• REQUIREMENT
Please transcribe the listing below in full and word for word, without its pictures.

• MATERIAL PROVIDED
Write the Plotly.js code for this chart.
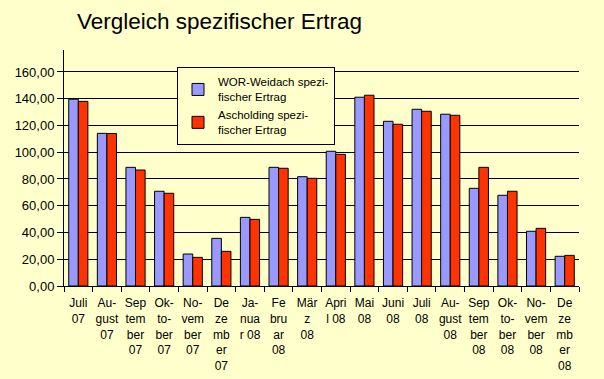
<!DOCTYPE html>
<html>
<head>
<meta charset="utf-8">
<script src="https://cdn.plot.ly/plotly-3.0.1.min.js"></script>
<style>html,body{margin:0;padding:0;background:#FFFFCC;}</style>
</head>
<body>
<div id="chart" style="width:604px;height:379px;"></div>
<script>
const categories = [
  "Juli<br>07", "Au-<br>gust<br>07", "Sep<br>tem<br>ber<br>07", "Ok-<br>to-<br>ber<br>07",
  "No-<br>vem<br>ber<br>07", "De<br>ze<br>mb<br>er<br>07", "Ja-<br>nua<br>r 08", "Fe<br>bru<br>ar<br>08",
  "Mär<br>z<br>08", "Apri<br>l 08", "Mai<br>08", "Juni<br>08", "Juli<br>08", "Au-<br>gust<br>08",
  "Sep<br>tem<br>ber<br>08", "Ok-<br>to-<br>ber<br>08", "No-<br>vem<br>ber<br>08", "De<br>ze<br>mb<br>er<br>08"
];
const weidach = [139.6, 114.1, 88.7, 70.8, 23.9, 35.6, 51.3, 88.7, 81.7, 100.7, 141.1, 123.1, 132.1, 128.4, 73.0, 67.8, 40.9, 22.2];
const ascholding = [138.0, 114.0, 86.7, 69.3, 21.4, 25.9, 49.8, 88.0, 80.5, 98.4, 142.6, 120.9, 130.6, 127.6, 88.7, 70.8, 43.1, 22.9];
const seriesNames = ["WOR-Weidach spezi-<br>fischer Ertrag", "Ascholding spezi-<br>fischer Ertrag"];
const titleText = "Vergleich spezifischer Ertrag";

const font = "Arial, 'Liberation Sans', sans-serif";

const data = [
  {type: "bar", x: categories, y: weidach, name: seriesNames[0],
   marker: {color: "#9999FF", line: {color: "#000000", width: 1}}},
  {type: "bar", x: categories, y: ascholding, name: seriesNames[1],
   marker: {color: "#FF3300", line: {color: "#000000", width: 1}}}
];

const layout = {
  width: 604, height: 379,
  paper_bgcolor: "#FFFFCC", plot_bgcolor: "#FFFFCC",
  font: {family: font, color: "#000000", size: 12},
  separators: ", ",
  margin: {l: 64, r: 25, t: 50, b: 93, pad: 0},
  title: {text: titleText, font: {family: font, size: 22.5, color: "#000000"},
          xref: "container", x: 77/604, xanchor: "left",
          yref: "container", y: 1 - 21/379, yanchor: "middle"},
  barmode: "group", bargap: 0.33, bargroupgap: 0,
  showlegend: true,
  legend: {x: (177-64)/515, xanchor: "left", y: (286-67)/236, yanchor: "top",
           bgcolor: "#FFFFCC", bordercolor: "#000000", borderwidth: 1,
           font: {family: font, size: 11.5, color: "#000000"},
           tracegroupgap: 0, itemwidth: 30},
  xaxis: {type: "category", showgrid: false, showline: true, linecolor: "#000000", linewidth: 1,
          ticks: "outside", tickson: "boundaries", ticklen: 5, tickcolor: "#000000",
          ticklabelstandoff: 6,
          tickangle: 0, tickfont: {family: font, size: 12, color: "#000000"}, fixedrange: true},
  yaxis: {range: [0, 176.4], tick0: 0, dtick: 20, tickformat: ".2f",
          showgrid: true, gridcolor: "#000000", gridwidth: 1, zeroline: false,
          showline: true, linecolor: "#000000", linewidth: 1,
          ticks: "outside", ticklen: 6, tickcolor: "#000000",
          tickfont: {family: font, size: 13, color: "#000000"}}
};

Plotly.newPlot("chart", data, layout, {displayModeBar: false, staticPlot: true});
</script>
</body>
</html>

• OUTPUT FOR THIS TASK
Write the Plotly.js code for this chart.
<!DOCTYPE html>
<html>
<head>
<meta charset="utf-8">
<script src="https://cdn.plot.ly/plotly-3.0.1.min.js"></script>
<style>html,body{margin:0;padding:0;background:#FFFFCC;}</style>
</head>
<body>
<div id="chart" style="width:604px;height:379px;"></div>
<script>
const categories = [
  "Juli<br>07", "Au-<br>gust<br>07", "Sep<br>tem<br>ber<br>07", "Ok-<br>to-<br>ber<br>07",
  "No-<br>vem<br>ber<br>07", "De<br>ze<br>mb<br>er<br>07", "Ja-<br>nua<br>r 08", "Fe<br>bru<br>ar<br>08",
  "Mär<br>z<br>08", "Apri<br>l 08", "Mai<br>08", "Juni<br>08", "Juli<br>08", "Au-<br>gust<br>08",
  "Sep<br>tem<br>ber<br>08", "Ok-<br>to-<br>ber<br>08", "No-<br>vem<br>ber<br>08", "De<br>ze<br>mb<br>er<br>08"
];
const weidach = [139.6, 114.1, 88.7, 70.8, 23.9, 35.6, 51.3, 88.7, 81.7, 100.7, 141.1, 123.1, 132.1, 128.4, 73.0, 67.8, 40.9, 22.2];
const ascholding = [138.0, 114.0, 86.7, 69.3, 21.4, 25.9, 49.8, 88.0, 80.5, 98.4, 142.6, 120.9, 130.6, 127.6, 88.7, 70.8, 43.1, 22.9];
const seriesNames = ["WOR-Weidach spezi-<br>fischer Ertrag", "Ascholding spezi-<br>fischer Ertrag"];
const titleText = "Vergleich spezifischer Ertrag";

const font = "Arial, 'Liberation Sans', sans-serif";

const data = [
  {type: "bar", x: categories, y: weidach, name: seriesNames[0],
   marker: {color: "#9999FF", line: {color: "#000000", width: 1}}},
  {type: "bar", x: categories, y: ascholding, name: seriesNames[1],
   marker: {color: "#FF3300", line: {color: "#000000", width: 1}}}
];

const layout = {
  width: 604, height: 379,
  paper_bgcolor: "#FFFFCC", plot_bgcolor: "#FFFFCC",
  font: {family: font, color: "#000000", size: 12},
  separators: ", ",
  margin: {l: 64, r: 25, t: 50, b: 93, pad: 0},
  title: {text: titleText, font: {family: font, size: 22.5, color: "#000000"},
          xref: "container", x: 77/604, xanchor: "left",
          yref: "container", y: 1 - 21/379, yanchor: "middle"},
  barmode: "group", bargap: 0.33, bargroupgap: 0,
  showlegend: true,
  legend: {x: (177-64)/515, xanchor: "left", y: (286-67)/236, yanchor: "top",
           bgcolor: "#FFFFCC", bordercolor: "#000000", borderwidth: 1,
           font: {family: font, size: 11.5, color: "#000000"},
           tracegroupgap: 0, itemwidth: 30},
  xaxis: {type: "category", showgrid: false, showline: true, linecolor: "#000000", linewidth: 1,
          ticks: "outside", tickson: "boundaries", ticklen: 5, tickcolor: "#000000",
          ticklabelstandoff: 6,
          tickangle: 0, tickfont: {family: font, size: 12, color: "#000000"}, fixedrange: true},
  yaxis: {range: [0, 176.4], tick0: 0, dtick: 20, tickformat: ".2f",
          showgrid: true, gridcolor: "#000000", gridwidth: 1, zeroline: false,
          showline: true, linecolor: "#000000", linewidth: 1,
          ticks: "outside", ticklen: 6, tickcolor: "#000000",
          tickfont: {family: font, size: 13, color: "#000000"}}
};

Plotly.newPlot("chart", data, layout, {displayModeBar: false, staticPlot: true});
</script>
</body>
</html>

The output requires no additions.